We also see things such as "Training Assistance to Georgia's Public Service Broadcaster", a 15-month project that netted €235,100.

Also in 2008, we see €500,000 being given to the BBC to improve maternal and child health in Nepal, radio programming to address malnutrition in Sahelian West Africa, which gets €400,254 – which no doubt financed a good few celebratory lunches, Then €300,000 is spent on empowering Afghan women to participate in local and national political and public life.
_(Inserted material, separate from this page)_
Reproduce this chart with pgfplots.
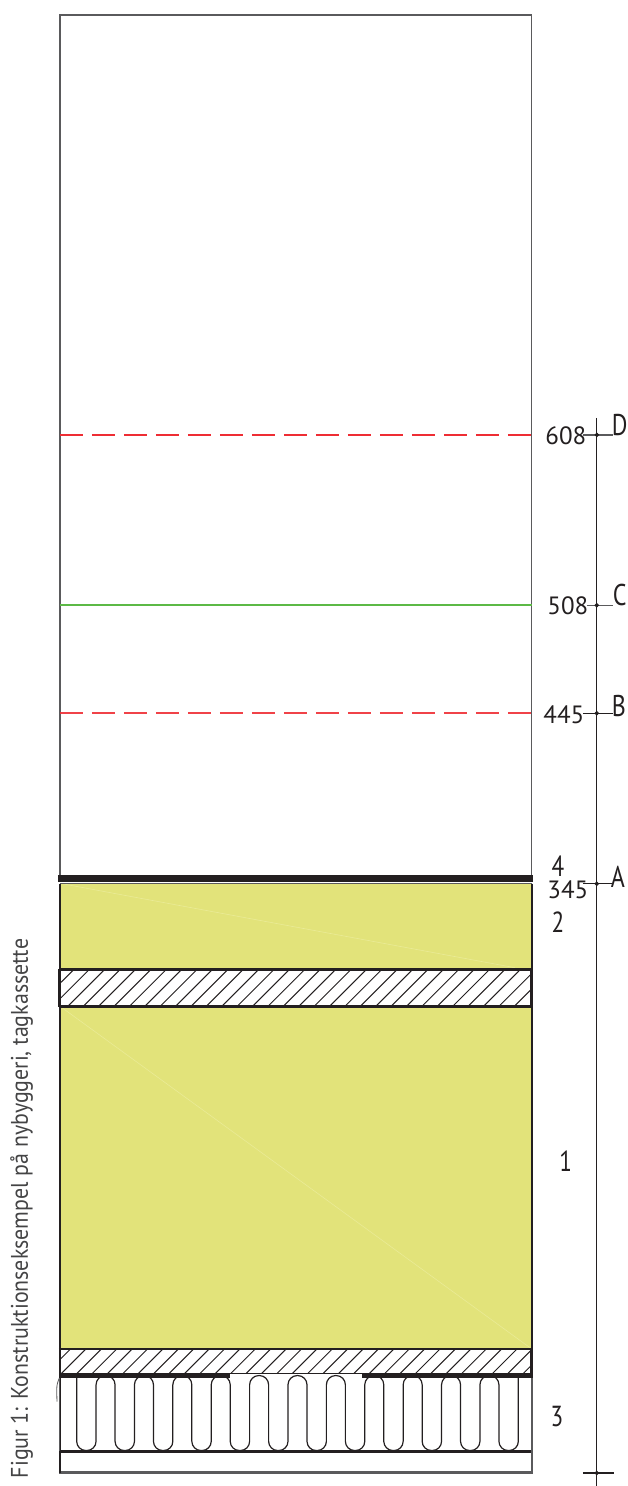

Another €130,000 goes on disaster preparedness and disaster management education on the airwaves.

For 2009, the BBC World Service Trust gets a total of €3,498,043, including €1,165,960 to provide support for media capacity in the area of EU Integration and €598,583 to strengthening radio stations in Somalia to promote human rights, peace and governance. We also get such gems such as, "Shaping the future of the Turkmen media in the post-Niyazov thaw”, two years of work budgeted at €1,200,000.

The year 2010 is another bonanza year for the Trust, when it nets €6,034,385, with €2,499,508 paid for assistance to the digital switchover in Serbia, €955,459 for unblocking the cocoa value chain through informal and formal pathways to learning in eastern Sierra Leone, €639,972 for a project called "Historias - Drama for Dialogue", in the Angolan provinces of Malange, Bie and Kwanza Sul. Then there was €599,932 for strengthening the use of media in the "promotion of human rights, gender equity and peace" in Somalia.

This busy year also pulls in €562,500 on a project called "Media for Advocacy and Empowerment", the location described as: "Solwezi in Northwestern Province, Monze in Southern Province", presumably in Zambia. There is also €465,112 up for grabs for, "A national conversation on human rights, governance and democracy" in Sierra Leone, and €300,000 on a "Women's Media Dialogue". This is an "integrated media project to improve access for Afghan women to political participation".

For the Trust, the following year, 2011, seems to be a poor one financially. It takes from the EU mere €354,954, nominally to provide support for media capacity in the area of EU integration. However, there also seems to be another award of €600,000 on 8 September for "Supporting Freedom of Expression in Guinea through the private media". This does not show in the annual sum.

Things picked up in 2012, when the Trust took in €5,269,083, with a huge chunk going on journalist training and networking in the ENPI countries, in two tranches of €3,213,857 and €1,285,543. Enhancing capacity to communicate with crisis-affected populations netted another €484,683, with €285,000 coming from Angola on journalism support during the 2012 elections.

Figures for 2013 have yet to be posted but, on the current average, the BBC World Service Trust is making slightly over £3 million a year from the EU - well over the £3 million in 32 months that the Spectator is asked top believe. That is enough to make sure that the parent institution isn't too critical of its benefactors.

Furthermore, this isn't the first time the BBC has understated the amount it gets from the EU claiming in early 2012 that it had received £3 million in the previous four years when the actual sum was in excess of £16 million.

The state broadcaster's reticence to disclose the real amounts it is getting from our supreme government thus tells a worrying story. And if it is concealing the truth about its income from the EU, what else is it hiding?